─── Records for this exercise
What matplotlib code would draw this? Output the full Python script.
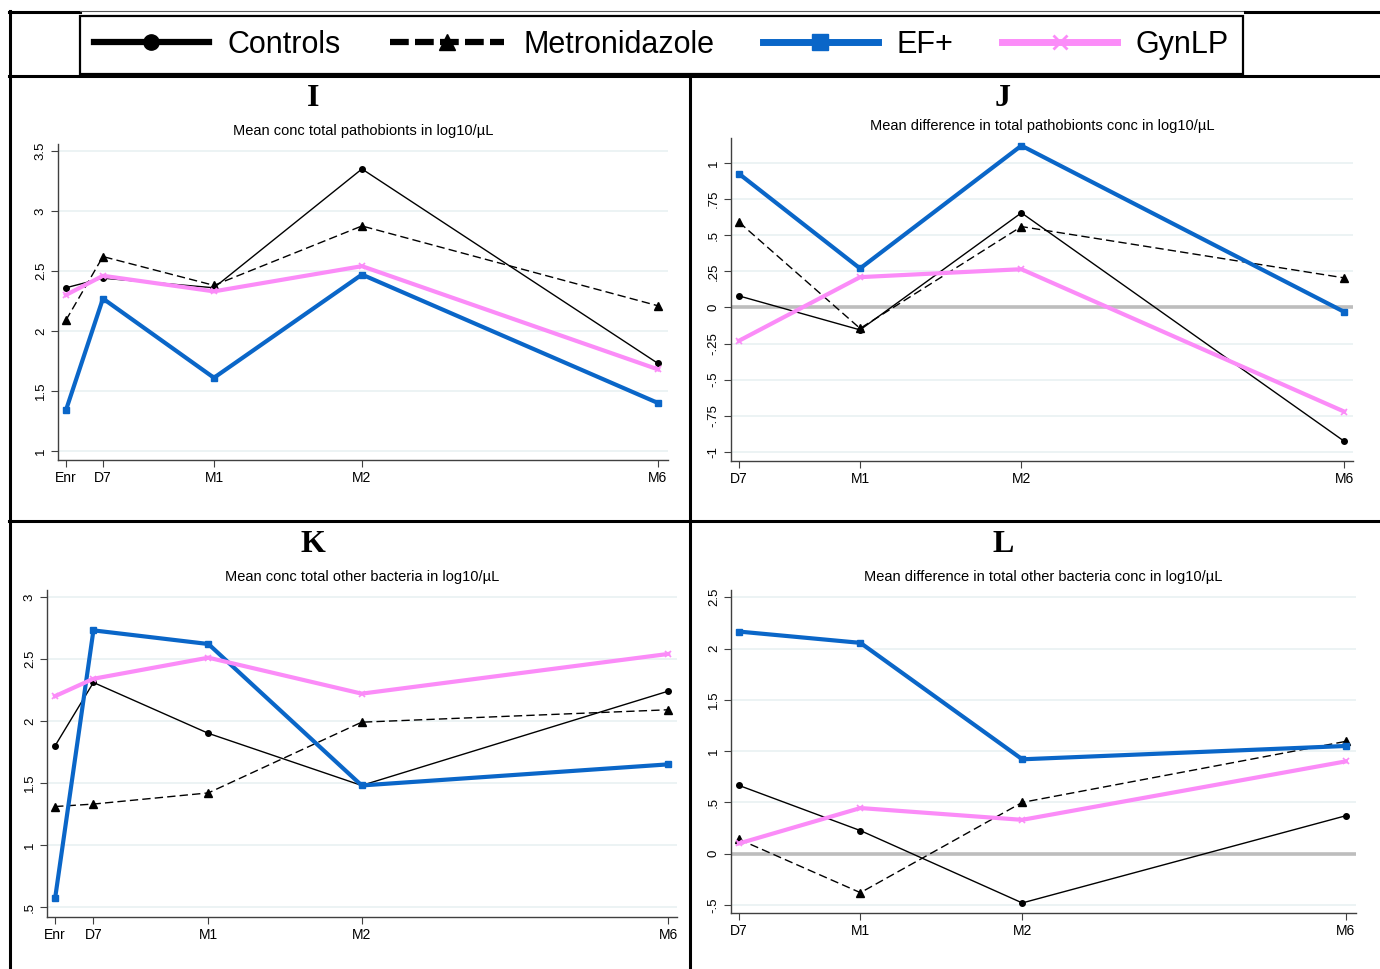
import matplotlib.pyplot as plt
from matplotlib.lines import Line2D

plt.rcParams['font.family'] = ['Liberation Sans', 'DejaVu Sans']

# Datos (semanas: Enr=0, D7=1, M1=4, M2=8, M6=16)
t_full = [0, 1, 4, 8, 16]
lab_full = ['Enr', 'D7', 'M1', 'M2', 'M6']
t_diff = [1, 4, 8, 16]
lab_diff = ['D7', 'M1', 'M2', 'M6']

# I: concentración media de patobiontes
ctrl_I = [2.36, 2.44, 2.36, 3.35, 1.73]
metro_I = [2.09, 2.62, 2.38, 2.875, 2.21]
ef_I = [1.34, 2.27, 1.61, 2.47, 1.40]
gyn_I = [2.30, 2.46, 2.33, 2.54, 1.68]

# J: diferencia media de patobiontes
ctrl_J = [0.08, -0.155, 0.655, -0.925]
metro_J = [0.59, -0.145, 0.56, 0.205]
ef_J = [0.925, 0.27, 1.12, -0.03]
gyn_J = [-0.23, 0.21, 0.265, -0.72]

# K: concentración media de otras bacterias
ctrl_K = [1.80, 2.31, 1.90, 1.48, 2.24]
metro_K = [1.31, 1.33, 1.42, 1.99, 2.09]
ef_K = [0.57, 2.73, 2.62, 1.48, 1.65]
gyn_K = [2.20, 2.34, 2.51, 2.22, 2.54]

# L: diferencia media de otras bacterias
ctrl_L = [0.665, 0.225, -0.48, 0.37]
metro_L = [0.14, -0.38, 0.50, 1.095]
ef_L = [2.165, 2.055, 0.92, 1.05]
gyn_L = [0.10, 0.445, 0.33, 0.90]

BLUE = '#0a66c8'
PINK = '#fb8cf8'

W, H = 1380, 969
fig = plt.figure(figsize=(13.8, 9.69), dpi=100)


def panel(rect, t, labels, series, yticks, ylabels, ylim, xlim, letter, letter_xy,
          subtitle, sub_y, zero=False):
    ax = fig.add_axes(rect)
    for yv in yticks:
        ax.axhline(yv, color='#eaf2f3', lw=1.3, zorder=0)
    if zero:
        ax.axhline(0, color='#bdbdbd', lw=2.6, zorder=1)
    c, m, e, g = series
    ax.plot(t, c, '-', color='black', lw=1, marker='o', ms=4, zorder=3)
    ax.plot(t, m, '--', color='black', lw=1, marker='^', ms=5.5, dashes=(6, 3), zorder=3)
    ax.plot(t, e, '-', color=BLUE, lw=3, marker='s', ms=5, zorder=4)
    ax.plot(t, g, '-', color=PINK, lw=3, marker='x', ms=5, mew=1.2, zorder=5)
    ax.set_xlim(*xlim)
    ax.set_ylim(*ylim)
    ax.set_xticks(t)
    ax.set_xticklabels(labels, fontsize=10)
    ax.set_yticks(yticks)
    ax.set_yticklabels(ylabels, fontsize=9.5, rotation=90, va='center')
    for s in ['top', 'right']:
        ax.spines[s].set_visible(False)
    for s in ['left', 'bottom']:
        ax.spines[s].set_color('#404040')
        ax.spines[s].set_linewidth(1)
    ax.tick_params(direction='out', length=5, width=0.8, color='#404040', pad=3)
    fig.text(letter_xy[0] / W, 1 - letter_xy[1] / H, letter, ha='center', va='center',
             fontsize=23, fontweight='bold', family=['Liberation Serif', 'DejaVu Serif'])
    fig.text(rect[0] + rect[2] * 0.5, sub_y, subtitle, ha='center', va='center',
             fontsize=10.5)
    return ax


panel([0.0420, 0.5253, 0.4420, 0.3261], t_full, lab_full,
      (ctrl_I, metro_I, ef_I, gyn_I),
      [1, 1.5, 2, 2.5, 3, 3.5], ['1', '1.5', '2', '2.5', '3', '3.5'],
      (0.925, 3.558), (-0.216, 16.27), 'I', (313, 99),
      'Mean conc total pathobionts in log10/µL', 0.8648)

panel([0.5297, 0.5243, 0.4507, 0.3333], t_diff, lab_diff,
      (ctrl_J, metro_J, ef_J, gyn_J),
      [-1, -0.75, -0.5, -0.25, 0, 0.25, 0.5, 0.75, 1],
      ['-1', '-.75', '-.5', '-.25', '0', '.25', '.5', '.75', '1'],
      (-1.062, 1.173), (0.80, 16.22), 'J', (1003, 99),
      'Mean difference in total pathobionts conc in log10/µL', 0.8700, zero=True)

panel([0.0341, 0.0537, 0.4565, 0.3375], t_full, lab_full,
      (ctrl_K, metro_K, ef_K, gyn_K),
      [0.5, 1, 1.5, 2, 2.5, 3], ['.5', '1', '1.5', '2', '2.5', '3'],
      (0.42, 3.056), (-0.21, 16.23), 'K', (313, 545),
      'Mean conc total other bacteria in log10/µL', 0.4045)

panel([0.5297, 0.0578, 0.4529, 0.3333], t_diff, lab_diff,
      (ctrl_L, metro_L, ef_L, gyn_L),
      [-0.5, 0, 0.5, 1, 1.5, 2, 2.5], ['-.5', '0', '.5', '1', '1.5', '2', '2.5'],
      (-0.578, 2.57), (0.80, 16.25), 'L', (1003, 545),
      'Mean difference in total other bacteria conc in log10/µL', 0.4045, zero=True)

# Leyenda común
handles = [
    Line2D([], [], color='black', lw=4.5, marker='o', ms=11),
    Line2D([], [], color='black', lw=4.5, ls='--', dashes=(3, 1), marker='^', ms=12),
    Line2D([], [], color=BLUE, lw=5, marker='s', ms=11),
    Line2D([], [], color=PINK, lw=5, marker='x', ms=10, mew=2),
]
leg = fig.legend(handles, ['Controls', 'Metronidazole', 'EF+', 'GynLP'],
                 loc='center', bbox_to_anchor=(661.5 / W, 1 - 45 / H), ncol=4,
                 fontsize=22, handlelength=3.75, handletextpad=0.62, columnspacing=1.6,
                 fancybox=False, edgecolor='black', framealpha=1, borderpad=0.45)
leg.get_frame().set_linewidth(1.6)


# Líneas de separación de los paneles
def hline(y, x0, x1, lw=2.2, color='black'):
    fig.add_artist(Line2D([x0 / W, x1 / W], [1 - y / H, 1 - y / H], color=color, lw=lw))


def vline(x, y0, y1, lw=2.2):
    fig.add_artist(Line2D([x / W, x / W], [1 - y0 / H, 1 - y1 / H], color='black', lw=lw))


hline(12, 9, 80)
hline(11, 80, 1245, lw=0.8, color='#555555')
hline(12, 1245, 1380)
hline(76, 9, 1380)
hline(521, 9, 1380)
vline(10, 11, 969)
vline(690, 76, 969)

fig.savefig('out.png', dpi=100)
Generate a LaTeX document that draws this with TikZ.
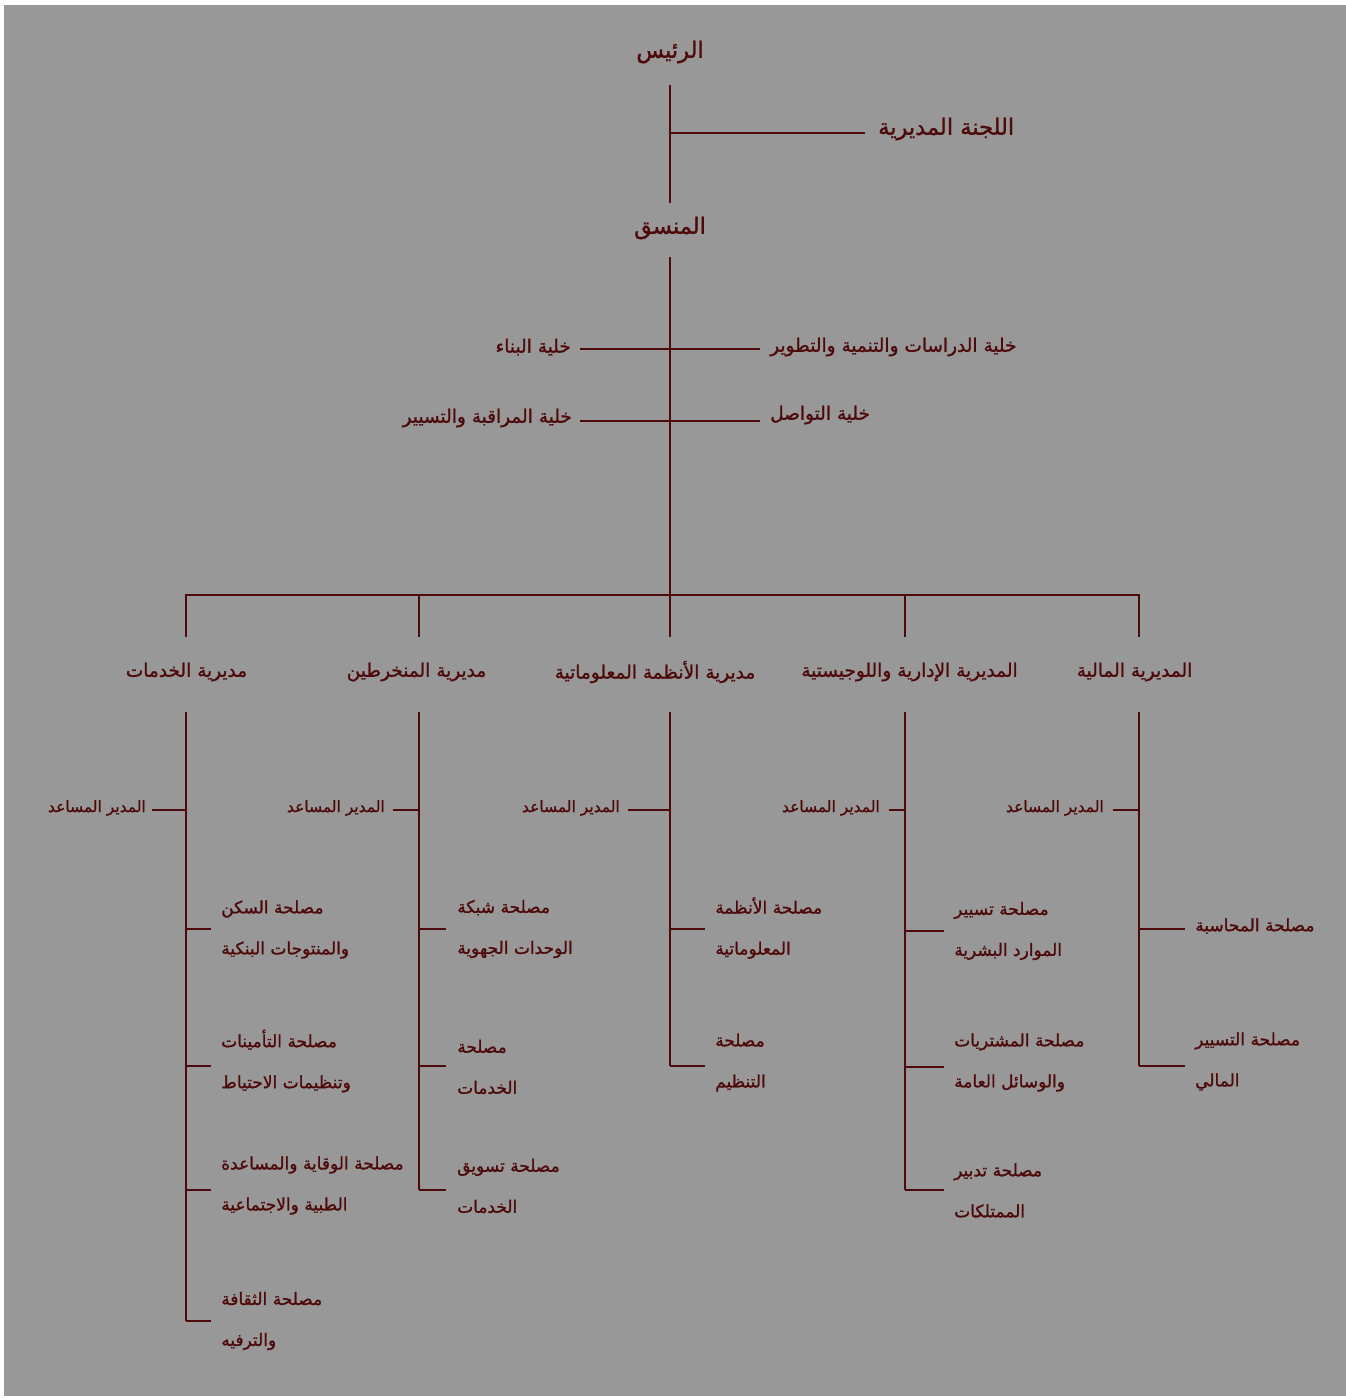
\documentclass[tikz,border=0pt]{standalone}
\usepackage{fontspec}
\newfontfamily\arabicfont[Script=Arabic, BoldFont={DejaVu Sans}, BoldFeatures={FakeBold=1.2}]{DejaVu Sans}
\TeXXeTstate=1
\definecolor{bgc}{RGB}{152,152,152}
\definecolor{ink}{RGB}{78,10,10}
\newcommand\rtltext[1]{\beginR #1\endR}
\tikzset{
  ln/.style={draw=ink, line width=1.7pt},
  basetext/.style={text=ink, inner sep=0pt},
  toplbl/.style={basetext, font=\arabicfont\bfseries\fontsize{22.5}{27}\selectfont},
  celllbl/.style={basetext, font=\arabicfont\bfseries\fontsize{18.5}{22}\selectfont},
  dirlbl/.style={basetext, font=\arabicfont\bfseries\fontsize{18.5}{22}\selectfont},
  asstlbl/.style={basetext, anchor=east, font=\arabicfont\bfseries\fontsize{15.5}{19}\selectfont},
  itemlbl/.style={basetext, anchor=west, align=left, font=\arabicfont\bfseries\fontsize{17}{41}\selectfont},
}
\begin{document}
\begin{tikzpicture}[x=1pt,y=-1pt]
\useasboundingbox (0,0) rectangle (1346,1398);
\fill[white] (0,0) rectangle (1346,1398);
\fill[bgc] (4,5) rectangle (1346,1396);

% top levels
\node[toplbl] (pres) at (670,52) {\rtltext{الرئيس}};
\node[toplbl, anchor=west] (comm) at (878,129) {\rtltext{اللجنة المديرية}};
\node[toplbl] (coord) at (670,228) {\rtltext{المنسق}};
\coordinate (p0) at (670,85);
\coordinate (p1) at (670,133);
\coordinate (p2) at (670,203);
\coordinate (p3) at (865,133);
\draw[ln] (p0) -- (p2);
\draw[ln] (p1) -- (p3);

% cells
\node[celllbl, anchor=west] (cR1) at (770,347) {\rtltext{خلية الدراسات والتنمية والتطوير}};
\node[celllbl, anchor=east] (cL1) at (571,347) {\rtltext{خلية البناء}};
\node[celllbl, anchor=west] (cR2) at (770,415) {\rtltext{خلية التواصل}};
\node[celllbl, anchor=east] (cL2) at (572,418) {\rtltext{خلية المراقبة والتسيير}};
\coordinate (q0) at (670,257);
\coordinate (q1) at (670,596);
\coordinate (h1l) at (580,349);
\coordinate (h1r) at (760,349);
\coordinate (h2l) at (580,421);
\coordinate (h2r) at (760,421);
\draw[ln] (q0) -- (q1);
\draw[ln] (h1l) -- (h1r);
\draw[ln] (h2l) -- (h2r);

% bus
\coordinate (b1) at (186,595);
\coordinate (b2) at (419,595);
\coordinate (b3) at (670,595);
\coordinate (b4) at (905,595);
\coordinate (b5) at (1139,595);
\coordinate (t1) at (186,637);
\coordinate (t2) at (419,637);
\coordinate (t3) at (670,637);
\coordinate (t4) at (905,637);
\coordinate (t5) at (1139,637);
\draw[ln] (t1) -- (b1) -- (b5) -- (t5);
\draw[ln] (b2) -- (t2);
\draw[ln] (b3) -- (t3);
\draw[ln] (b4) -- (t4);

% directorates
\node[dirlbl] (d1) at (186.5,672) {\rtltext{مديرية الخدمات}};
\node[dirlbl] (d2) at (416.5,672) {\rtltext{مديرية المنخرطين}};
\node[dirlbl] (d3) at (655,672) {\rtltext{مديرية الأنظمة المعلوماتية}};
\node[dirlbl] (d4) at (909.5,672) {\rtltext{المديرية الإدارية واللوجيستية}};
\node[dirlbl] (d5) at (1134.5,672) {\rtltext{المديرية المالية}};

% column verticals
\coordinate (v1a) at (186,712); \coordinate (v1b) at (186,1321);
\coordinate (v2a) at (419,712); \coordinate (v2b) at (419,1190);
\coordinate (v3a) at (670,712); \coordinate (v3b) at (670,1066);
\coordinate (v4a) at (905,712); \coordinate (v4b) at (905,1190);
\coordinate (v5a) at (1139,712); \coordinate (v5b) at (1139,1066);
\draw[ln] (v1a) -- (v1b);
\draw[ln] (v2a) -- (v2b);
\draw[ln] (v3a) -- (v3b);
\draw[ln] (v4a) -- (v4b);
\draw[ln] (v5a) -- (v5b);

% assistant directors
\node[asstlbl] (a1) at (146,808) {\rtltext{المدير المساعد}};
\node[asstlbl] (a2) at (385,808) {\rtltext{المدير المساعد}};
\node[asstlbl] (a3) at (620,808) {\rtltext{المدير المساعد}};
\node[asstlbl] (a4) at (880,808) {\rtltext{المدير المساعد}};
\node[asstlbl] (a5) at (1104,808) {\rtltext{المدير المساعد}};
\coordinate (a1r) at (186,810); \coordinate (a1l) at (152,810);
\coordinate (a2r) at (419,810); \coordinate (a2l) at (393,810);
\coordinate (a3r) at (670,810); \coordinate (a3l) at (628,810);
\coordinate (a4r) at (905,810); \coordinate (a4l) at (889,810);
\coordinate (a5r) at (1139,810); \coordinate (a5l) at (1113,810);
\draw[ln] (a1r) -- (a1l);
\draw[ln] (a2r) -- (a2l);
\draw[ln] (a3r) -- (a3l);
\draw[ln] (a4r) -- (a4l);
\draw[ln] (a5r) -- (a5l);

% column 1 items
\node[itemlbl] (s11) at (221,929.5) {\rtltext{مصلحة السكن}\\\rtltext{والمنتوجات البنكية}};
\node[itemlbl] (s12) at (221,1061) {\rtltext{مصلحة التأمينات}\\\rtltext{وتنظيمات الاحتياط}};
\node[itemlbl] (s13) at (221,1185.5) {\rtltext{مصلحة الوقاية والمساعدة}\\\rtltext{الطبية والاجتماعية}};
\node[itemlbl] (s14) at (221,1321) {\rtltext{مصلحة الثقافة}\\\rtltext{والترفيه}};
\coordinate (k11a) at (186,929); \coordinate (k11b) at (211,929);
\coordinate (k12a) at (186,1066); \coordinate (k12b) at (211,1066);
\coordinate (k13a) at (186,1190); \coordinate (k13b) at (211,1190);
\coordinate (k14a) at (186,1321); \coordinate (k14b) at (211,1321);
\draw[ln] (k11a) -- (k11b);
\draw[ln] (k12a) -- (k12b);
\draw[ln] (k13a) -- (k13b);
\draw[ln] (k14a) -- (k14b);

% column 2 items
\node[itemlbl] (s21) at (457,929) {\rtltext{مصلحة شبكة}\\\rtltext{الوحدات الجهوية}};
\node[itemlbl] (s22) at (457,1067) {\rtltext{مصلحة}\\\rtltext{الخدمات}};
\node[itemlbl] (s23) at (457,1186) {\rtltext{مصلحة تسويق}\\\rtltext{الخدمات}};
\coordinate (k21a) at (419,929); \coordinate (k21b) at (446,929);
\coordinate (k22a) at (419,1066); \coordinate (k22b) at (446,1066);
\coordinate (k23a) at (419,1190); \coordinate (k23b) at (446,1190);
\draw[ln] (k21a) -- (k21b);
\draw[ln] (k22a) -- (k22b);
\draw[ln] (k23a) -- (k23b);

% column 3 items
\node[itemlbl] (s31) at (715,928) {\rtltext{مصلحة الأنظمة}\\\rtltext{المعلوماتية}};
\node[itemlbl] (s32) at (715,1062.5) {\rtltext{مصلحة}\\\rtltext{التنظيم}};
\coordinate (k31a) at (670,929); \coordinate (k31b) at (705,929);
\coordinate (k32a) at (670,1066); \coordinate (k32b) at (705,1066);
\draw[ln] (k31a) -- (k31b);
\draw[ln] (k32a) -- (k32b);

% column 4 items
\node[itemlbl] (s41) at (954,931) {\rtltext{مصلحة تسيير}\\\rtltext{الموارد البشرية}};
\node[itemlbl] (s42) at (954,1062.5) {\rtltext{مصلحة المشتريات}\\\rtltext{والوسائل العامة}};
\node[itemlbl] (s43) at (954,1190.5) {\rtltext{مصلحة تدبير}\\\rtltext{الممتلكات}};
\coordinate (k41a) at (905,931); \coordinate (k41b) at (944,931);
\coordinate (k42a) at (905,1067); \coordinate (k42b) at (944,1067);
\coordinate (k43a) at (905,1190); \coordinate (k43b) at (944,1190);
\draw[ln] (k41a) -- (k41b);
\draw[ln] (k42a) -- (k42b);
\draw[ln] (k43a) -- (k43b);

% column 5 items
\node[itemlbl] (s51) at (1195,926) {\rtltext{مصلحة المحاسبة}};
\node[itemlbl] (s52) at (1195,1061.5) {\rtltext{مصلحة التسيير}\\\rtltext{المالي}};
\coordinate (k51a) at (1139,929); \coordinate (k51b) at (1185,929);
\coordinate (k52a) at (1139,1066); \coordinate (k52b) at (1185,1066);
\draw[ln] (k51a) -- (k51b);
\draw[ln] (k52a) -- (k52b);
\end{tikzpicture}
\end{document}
──────
Take the records from their first line through the line containing "gyn_J = [-0.23, 0.21, 0.265, -0.72]" and please return exactly those lines, both ends included, minus the pictures.

◆ Finished answer
What matplotlib code would draw this? Output the full Python script.
import matplotlib.pyplot as plt
from matplotlib.lines import Line2D

plt.rcParams['font.family'] = ['Liberation Sans', 'DejaVu Sans']

# Datos (semanas: Enr=0, D7=1, M1=4, M2=8, M6=16)
t_full = [0, 1, 4, 8, 16]
lab_full = ['Enr', 'D7', 'M1', 'M2', 'M6']
t_diff = [1, 4, 8, 16]
lab_diff = ['D7', 'M1', 'M2', 'M6']

# I: concentración media de patobiontes
ctrl_I = [2.36, 2.44, 2.36, 3.35, 1.73]
metro_I = [2.09, 2.62, 2.38, 2.875, 2.21]
ef_I = [1.34, 2.27, 1.61, 2.47, 1.40]
gyn_I = [2.30, 2.46, 2.33, 2.54, 1.68]

# J: diferencia media de patobiontes
ctrl_J = [0.08, -0.155, 0.655, -0.925]
metro_J = [0.59, -0.145, 0.56, 0.205]
ef_J = [0.925, 0.27, 1.12, -0.03]
gyn_J = [-0.23, 0.21, 0.265, -0.72]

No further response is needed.